### RECORD EXCERPTS
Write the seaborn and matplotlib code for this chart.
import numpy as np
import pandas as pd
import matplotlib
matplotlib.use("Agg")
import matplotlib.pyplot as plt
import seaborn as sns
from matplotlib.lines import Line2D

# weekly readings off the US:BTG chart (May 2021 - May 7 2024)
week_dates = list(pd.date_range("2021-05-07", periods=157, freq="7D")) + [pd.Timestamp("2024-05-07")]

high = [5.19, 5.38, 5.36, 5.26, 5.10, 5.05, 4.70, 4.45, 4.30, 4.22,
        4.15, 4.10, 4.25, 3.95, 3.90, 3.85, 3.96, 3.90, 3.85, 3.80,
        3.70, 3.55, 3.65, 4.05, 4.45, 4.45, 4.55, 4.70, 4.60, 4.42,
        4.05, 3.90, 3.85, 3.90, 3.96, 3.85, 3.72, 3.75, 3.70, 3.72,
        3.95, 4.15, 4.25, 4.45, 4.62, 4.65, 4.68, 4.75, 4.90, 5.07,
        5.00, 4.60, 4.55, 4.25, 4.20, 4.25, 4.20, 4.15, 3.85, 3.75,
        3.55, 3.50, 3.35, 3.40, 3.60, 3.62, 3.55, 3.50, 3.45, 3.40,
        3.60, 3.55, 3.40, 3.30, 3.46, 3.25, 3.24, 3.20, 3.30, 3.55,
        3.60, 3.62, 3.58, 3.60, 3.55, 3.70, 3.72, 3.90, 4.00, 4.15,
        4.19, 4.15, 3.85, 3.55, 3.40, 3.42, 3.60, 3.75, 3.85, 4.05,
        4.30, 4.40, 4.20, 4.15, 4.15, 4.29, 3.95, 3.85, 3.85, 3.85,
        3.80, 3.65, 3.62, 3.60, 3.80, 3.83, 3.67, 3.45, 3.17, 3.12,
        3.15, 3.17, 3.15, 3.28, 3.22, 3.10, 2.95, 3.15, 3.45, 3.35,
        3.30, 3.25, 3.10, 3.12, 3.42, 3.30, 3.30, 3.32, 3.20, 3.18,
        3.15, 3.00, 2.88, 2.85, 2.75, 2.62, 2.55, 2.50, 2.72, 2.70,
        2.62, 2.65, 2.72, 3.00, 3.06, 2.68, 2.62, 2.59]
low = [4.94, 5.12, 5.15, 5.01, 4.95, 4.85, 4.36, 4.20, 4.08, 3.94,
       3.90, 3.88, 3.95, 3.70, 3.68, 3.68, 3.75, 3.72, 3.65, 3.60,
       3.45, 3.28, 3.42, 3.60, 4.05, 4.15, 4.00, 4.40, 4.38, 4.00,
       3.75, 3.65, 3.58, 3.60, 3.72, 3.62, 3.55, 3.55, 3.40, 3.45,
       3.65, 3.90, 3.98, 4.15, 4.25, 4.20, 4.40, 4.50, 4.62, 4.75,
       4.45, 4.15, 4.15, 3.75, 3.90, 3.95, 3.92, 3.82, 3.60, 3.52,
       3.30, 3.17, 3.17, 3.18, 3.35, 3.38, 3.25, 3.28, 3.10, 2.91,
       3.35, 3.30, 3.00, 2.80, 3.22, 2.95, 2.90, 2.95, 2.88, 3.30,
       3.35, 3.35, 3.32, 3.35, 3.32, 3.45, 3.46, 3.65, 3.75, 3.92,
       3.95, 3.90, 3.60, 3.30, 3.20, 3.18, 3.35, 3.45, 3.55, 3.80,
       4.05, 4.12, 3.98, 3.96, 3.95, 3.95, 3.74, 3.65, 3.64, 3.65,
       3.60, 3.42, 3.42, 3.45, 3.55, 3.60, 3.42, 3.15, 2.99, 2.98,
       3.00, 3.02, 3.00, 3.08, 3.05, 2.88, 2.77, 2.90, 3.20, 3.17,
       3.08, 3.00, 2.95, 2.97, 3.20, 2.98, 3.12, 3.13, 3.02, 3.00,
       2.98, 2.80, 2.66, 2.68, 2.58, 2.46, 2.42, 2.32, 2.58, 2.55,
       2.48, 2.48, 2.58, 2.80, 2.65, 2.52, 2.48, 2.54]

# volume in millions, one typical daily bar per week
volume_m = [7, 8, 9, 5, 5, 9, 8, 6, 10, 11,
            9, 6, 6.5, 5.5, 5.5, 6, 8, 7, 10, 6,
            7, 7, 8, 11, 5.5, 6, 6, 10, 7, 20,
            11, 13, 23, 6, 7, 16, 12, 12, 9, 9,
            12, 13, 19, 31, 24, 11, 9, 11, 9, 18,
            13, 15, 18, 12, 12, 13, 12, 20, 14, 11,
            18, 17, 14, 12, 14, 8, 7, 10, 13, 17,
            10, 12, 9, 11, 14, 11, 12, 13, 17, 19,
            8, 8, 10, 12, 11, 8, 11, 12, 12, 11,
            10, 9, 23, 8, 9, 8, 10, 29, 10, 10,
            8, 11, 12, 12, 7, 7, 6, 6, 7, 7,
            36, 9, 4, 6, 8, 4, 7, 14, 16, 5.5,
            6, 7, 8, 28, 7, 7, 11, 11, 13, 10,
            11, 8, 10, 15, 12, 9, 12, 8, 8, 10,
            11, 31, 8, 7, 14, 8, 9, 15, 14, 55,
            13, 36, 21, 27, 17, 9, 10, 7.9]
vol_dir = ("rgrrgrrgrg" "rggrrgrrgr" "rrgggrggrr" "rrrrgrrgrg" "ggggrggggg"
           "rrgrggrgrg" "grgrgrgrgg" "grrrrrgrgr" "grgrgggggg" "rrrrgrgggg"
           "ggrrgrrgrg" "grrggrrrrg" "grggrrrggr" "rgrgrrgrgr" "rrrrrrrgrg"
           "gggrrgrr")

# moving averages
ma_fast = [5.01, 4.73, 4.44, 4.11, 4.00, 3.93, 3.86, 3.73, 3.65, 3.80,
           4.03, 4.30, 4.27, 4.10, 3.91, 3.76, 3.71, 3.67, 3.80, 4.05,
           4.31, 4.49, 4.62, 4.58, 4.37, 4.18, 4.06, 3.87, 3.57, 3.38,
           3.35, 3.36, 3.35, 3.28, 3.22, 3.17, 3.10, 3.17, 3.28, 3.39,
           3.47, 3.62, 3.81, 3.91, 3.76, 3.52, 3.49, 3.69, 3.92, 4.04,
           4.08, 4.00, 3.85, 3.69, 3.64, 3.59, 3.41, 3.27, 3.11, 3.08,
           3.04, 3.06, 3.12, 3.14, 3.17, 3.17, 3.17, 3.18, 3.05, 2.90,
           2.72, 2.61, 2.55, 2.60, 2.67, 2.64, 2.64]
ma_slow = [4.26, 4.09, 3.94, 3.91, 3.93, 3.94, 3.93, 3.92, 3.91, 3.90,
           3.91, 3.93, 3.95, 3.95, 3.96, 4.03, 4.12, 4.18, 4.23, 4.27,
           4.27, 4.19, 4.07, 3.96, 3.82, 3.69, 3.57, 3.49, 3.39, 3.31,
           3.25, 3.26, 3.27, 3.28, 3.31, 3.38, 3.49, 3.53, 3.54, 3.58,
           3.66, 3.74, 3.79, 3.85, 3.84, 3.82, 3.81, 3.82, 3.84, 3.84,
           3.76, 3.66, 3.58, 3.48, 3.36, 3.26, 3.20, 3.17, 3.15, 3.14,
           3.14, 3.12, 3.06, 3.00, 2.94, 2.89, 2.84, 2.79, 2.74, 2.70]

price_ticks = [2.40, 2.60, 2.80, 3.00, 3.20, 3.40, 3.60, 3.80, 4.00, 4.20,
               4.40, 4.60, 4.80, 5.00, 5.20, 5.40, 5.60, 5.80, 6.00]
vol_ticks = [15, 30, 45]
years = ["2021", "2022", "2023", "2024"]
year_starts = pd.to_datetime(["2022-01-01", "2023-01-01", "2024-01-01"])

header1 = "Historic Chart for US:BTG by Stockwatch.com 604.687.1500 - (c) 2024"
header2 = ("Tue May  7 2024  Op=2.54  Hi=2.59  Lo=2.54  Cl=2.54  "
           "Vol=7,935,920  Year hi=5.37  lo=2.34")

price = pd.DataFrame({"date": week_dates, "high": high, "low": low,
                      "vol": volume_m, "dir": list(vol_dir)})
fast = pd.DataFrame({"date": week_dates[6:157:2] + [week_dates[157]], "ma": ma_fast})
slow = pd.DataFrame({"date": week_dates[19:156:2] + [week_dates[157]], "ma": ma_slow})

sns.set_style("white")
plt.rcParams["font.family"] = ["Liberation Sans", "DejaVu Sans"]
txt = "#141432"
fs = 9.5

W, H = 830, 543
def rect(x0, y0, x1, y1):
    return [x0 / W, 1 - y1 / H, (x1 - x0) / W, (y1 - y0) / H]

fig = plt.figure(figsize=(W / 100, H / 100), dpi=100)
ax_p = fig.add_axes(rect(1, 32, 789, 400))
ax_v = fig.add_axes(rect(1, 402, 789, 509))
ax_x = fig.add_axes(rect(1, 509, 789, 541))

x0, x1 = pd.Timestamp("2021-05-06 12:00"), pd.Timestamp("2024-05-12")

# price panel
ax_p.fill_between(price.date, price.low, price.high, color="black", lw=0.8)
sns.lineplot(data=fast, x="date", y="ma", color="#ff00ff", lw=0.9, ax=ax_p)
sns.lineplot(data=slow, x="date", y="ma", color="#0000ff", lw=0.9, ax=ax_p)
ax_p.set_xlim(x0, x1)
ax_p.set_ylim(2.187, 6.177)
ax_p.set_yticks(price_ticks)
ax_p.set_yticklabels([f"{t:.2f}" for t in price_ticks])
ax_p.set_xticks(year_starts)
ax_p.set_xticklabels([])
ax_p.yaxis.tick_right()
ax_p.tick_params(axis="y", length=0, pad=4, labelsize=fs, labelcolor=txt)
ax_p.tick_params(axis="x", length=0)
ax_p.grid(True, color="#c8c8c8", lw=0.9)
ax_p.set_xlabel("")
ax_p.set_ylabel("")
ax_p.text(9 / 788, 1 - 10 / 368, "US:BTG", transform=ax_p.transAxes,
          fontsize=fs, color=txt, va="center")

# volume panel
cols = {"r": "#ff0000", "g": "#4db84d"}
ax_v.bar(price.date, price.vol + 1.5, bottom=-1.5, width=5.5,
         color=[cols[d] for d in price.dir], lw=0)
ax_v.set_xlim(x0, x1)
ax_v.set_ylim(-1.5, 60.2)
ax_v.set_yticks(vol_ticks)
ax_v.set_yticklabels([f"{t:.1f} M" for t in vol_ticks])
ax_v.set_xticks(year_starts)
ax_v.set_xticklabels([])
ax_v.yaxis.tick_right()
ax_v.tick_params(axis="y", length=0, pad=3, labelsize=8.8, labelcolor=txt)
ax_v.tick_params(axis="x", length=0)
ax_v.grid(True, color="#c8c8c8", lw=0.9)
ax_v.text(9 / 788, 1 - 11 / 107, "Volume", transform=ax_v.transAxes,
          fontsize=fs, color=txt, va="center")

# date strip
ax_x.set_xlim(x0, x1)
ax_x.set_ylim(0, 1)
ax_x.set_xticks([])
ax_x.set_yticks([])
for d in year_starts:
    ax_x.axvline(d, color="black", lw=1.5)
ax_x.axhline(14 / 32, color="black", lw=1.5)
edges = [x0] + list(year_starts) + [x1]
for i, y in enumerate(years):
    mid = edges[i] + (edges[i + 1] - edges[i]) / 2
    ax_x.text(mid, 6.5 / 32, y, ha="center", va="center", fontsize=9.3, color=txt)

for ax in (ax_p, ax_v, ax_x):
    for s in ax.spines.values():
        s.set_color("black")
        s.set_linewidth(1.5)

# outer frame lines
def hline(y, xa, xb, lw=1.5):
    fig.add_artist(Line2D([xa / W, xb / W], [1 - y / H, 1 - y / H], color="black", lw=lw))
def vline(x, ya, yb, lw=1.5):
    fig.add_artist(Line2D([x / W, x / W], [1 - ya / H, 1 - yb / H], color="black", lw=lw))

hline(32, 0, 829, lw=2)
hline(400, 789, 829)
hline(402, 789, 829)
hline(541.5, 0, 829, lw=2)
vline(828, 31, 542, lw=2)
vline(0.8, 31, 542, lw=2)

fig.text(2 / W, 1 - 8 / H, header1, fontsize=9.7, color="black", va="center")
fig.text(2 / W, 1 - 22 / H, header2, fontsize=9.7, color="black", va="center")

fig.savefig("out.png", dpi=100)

...

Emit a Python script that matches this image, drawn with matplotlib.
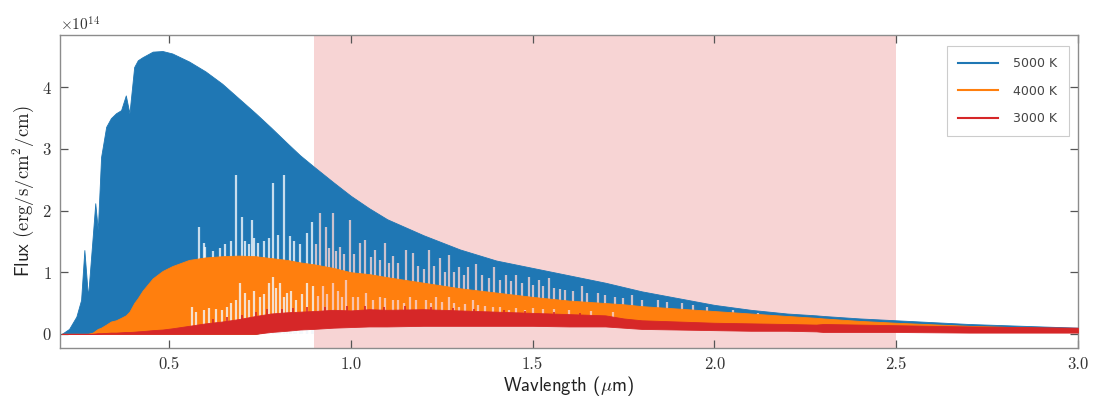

### WRITTEN REQUEST
Look through the entries above for the word "seaborn". Copy every line where it shows up.

### THE SOLUTION
Write the seaborn and matplotlib code for this chart.
import seaborn as sns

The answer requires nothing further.